Instructions to follow — Reproduce all the material exactly, minus any pictures it holds.

Raw data —
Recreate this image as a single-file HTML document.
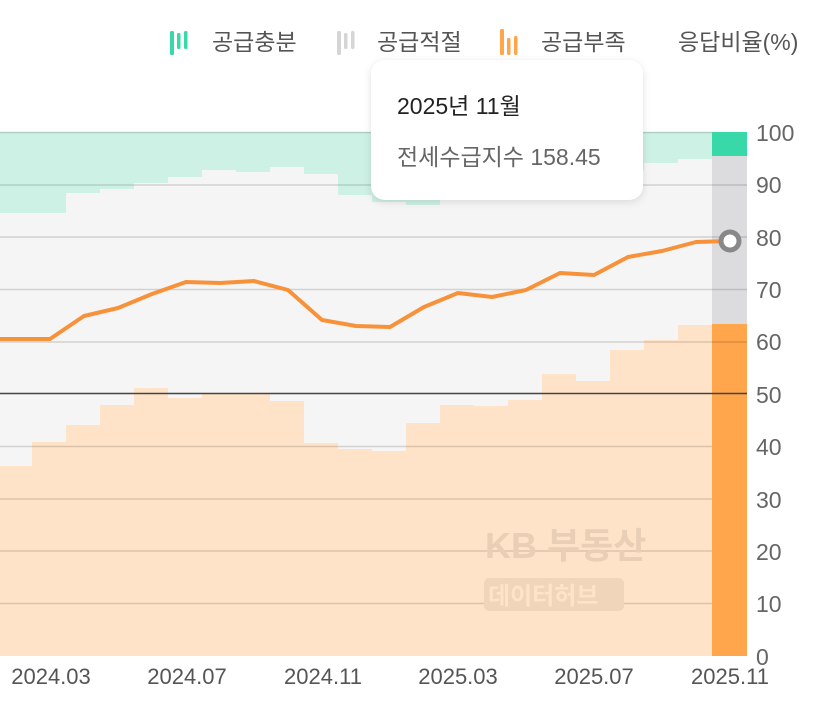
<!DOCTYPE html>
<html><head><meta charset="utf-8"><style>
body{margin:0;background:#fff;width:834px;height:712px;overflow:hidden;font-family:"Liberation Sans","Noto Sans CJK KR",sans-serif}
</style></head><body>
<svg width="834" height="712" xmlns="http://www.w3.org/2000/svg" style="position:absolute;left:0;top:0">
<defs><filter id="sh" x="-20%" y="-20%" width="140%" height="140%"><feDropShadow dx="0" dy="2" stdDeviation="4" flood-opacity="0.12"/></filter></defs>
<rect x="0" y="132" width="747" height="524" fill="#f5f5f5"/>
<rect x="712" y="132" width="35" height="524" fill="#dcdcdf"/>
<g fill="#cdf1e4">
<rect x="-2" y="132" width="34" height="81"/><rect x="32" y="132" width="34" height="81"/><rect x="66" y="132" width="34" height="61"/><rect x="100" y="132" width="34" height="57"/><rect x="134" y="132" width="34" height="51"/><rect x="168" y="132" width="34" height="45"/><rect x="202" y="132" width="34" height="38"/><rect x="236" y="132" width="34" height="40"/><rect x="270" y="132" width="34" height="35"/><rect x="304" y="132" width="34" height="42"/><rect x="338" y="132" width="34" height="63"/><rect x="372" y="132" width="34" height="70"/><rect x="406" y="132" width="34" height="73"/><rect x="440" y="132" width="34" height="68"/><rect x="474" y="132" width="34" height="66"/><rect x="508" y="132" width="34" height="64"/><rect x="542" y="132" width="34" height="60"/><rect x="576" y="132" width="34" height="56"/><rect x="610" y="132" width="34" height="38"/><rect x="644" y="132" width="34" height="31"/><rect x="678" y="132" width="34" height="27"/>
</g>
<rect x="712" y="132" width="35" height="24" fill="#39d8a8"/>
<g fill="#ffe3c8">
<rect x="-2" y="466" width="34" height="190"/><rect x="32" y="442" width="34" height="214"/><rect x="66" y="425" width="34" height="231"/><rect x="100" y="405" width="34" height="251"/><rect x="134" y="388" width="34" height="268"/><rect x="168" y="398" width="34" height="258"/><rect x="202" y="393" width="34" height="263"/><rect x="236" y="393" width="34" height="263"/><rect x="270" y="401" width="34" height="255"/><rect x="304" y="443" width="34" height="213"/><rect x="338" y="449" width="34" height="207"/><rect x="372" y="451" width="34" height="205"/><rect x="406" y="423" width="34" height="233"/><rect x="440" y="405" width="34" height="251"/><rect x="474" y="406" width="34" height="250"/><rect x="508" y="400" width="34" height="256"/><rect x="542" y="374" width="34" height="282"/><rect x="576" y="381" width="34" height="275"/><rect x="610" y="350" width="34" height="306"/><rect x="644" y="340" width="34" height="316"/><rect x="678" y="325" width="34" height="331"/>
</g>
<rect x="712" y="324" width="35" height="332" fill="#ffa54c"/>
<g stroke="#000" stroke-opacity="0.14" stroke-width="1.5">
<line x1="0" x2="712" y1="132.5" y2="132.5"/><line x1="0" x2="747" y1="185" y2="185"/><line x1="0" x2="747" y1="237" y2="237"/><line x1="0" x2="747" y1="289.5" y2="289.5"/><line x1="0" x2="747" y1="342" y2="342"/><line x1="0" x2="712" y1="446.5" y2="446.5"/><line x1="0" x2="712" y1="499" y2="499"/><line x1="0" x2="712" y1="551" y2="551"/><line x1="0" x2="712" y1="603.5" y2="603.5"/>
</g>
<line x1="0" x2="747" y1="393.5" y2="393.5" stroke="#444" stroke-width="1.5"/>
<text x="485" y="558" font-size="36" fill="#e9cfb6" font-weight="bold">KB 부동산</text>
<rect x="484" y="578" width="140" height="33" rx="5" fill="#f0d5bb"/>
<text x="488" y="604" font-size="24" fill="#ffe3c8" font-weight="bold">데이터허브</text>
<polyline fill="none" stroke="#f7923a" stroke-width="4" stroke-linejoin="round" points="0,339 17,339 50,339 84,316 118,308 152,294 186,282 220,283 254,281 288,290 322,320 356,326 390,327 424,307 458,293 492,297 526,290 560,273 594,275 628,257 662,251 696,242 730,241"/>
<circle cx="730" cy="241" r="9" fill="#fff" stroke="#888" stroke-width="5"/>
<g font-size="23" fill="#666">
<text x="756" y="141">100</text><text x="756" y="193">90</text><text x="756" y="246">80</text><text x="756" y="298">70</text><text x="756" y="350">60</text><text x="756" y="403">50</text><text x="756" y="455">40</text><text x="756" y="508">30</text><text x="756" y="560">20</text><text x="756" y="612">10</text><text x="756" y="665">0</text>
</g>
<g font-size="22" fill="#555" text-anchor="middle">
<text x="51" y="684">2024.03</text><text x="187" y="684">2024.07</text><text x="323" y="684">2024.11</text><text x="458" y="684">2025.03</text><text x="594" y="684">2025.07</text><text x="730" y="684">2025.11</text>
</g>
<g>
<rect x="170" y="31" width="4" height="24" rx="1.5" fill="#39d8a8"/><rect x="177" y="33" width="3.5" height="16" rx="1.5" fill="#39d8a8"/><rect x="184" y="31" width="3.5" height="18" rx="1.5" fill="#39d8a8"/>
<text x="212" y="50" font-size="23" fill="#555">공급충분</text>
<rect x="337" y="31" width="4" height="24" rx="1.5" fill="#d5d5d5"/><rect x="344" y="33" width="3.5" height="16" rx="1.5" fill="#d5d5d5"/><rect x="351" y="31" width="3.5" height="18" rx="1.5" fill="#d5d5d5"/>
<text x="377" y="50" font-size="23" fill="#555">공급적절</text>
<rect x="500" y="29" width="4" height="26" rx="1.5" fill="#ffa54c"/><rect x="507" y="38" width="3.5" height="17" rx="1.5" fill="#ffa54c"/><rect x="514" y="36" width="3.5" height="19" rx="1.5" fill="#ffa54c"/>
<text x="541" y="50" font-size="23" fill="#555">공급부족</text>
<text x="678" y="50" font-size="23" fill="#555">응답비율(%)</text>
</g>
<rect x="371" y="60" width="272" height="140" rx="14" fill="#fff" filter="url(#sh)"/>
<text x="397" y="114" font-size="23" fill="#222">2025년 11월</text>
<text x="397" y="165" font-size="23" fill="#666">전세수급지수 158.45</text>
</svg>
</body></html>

Exercise result —
Recreate this image as a single-file HTML document.
<!DOCTYPE html>
<html><head><meta charset="utf-8"><style>
body{margin:0;background:#fff;width:834px;height:712px;overflow:hidden;font-family:"Liberation Sans","Noto Sans CJK KR",sans-serif}
</style></head><body>
<svg width="834" height="712" xmlns="http://www.w3.org/2000/svg" style="position:absolute;left:0;top:0">
<defs><filter id="sh" x="-20%" y="-20%" width="140%" height="140%"><feDropShadow dx="0" dy="2" stdDeviation="4" flood-opacity="0.12"/></filter></defs>
<rect x="0" y="132" width="747" height="524" fill="#f5f5f5"/>
<rect x="712" y="132" width="35" height="524" fill="#dcdcdf"/>
<g fill="#cdf1e4">
<rect x="-2" y="132" width="34" height="81"/><rect x="32" y="132" width="34" height="81"/><rect x="66" y="132" width="34" height="61"/><rect x="100" y="132" width="34" height="57"/><rect x="134" y="132" width="34" height="51"/><rect x="168" y="132" width="34" height="45"/><rect x="202" y="132" width="34" height="38"/><rect x="236" y="132" width="34" height="40"/><rect x="270" y="132" width="34" height="35"/><rect x="304" y="132" width="34" height="42"/><rect x="338" y="132" width="34" height="63"/><rect x="372" y="132" width="34" height="70"/><rect x="406" y="132" width="34" height="73"/><rect x="440" y="132" width="34" height="68"/><rect x="474" y="132" width="34" height="66"/><rect x="508" y="132" width="34" height="64"/><rect x="542" y="132" width="34" height="60"/><rect x="576" y="132" width="34" height="56"/><rect x="610" y="132" width="34" height="38"/><rect x="644" y="132" width="34" height="31"/><rect x="678" y="132" width="34" height="27"/>
</g>
<rect x="712" y="132" width="35" height="24" fill="#39d8a8"/>
<g fill="#ffe3c8">
<rect x="-2" y="466" width="34" height="190"/><rect x="32" y="442" width="34" height="214"/><rect x="66" y="425" width="34" height="231"/><rect x="100" y="405" width="34" height="251"/><rect x="134" y="388" width="34" height="268"/><rect x="168" y="398" width="34" height="258"/><rect x="202" y="393" width="34" height="263"/><rect x="236" y="393" width="34" height="263"/><rect x="270" y="401" width="34" height="255"/><rect x="304" y="443" width="34" height="213"/><rect x="338" y="449" width="34" height="207"/><rect x="372" y="451" width="34" height="205"/><rect x="406" y="423" width="34" height="233"/><rect x="440" y="405" width="34" height="251"/><rect x="474" y="406" width="34" height="250"/><rect x="508" y="400" width="34" height="256"/><rect x="542" y="374" width="34" height="282"/><rect x="576" y="381" width="34" height="275"/><rect x="610" y="350" width="34" height="306"/><rect x="644" y="340" width="34" height="316"/><rect x="678" y="325" width="34" height="331"/>
</g>
<rect x="712" y="324" width="35" height="332" fill="#ffa54c"/>
<g stroke="#000" stroke-opacity="0.14" stroke-width="1.5">
<line x1="0" x2="712" y1="132.5" y2="132.5"/><line x1="0" x2="747" y1="185" y2="185"/><line x1="0" x2="747" y1="237" y2="237"/><line x1="0" x2="747" y1="289.5" y2="289.5"/><line x1="0" x2="747" y1="342" y2="342"/><line x1="0" x2="712" y1="446.5" y2="446.5"/><line x1="0" x2="712" y1="499" y2="499"/><line x1="0" x2="712" y1="551" y2="551"/><line x1="0" x2="712" y1="603.5" y2="603.5"/>
</g>
<line x1="0" x2="747" y1="393.5" y2="393.5" stroke="#444" stroke-width="1.5"/>
<text x="485" y="558" font-size="36" fill="#e9cfb6" font-weight="bold">KB 부동산</text>
<rect x="484" y="578" width="140" height="33" rx="5" fill="#f0d5bb"/>
<text x="488" y="604" font-size="24" fill="#ffe3c8" font-weight="bold">데이터허브</text>
<polyline fill="none" stroke="#f7923a" stroke-width="4" stroke-linejoin="round" points="0,339 17,339 50,339 84,316 118,308 152,294 186,282 220,283 254,281 288,290 322,320 356,326 390,327 424,307 458,293 492,297 526,290 560,273 594,275 628,257 662,251 696,242 730,241"/>
<circle cx="730" cy="241" r="9" fill="#fff" stroke="#888" stroke-width="5"/>
<g font-size="23" fill="#666">
<text x="756" y="141">100</text><text x="756" y="193">90</text><text x="756" y="246">80</text><text x="756" y="298">70</text><text x="756" y="350">60</text><text x="756" y="403">50</text><text x="756" y="455">40</text><text x="756" y="508">30</text><text x="756" y="560">20</text><text x="756" y="612">10</text><text x="756" y="665">0</text>
</g>
<g font-size="22" fill="#555" text-anchor="middle">
<text x="51" y="684">2024.03</text><text x="187" y="684">2024.07</text><text x="323" y="684">2024.11</text><text x="458" y="684">2025.03</text><text x="594" y="684">2025.07</text><text x="730" y="684">2025.11</text>
</g>
<g>
<rect x="170" y="31" width="4" height="24" rx="1.5" fill="#39d8a8"/><rect x="177" y="33" width="3.5" height="16" rx="1.5" fill="#39d8a8"/><rect x="184" y="31" width="3.5" height="18" rx="1.5" fill="#39d8a8"/>
<text x="212" y="50" font-size="23" fill="#555">공급충분</text>
<rect x="337" y="31" width="4" height="24" rx="1.5" fill="#d5d5d5"/><rect x="344" y="33" width="3.5" height="16" rx="1.5" fill="#d5d5d5"/><rect x="351" y="31" width="3.5" height="18" rx="1.5" fill="#d5d5d5"/>
<text x="377" y="50" font-size="23" fill="#555">공급적절</text>
<rect x="500" y="29" width="4" height="26" rx="1.5" fill="#ffa54c"/><rect x="507" y="38" width="3.5" height="17" rx="1.5" fill="#ffa54c"/><rect x="514" y="36" width="3.5" height="19" rx="1.5" fill="#ffa54c"/>
<text x="541" y="50" font-size="23" fill="#555">공급부족</text>
<text x="678" y="50" font-size="23" fill="#555">응답비율(%)</text>
</g>
<rect x="371" y="60" width="272" height="140" rx="14" fill="#fff" filter="url(#sh)"/>
<text x="397" y="114" font-size="23" fill="#222">2025년 11월</text>
<text x="397" y="165" font-size="23" fill="#666">전세수급지수 158.45</text>
</svg>
</body></html>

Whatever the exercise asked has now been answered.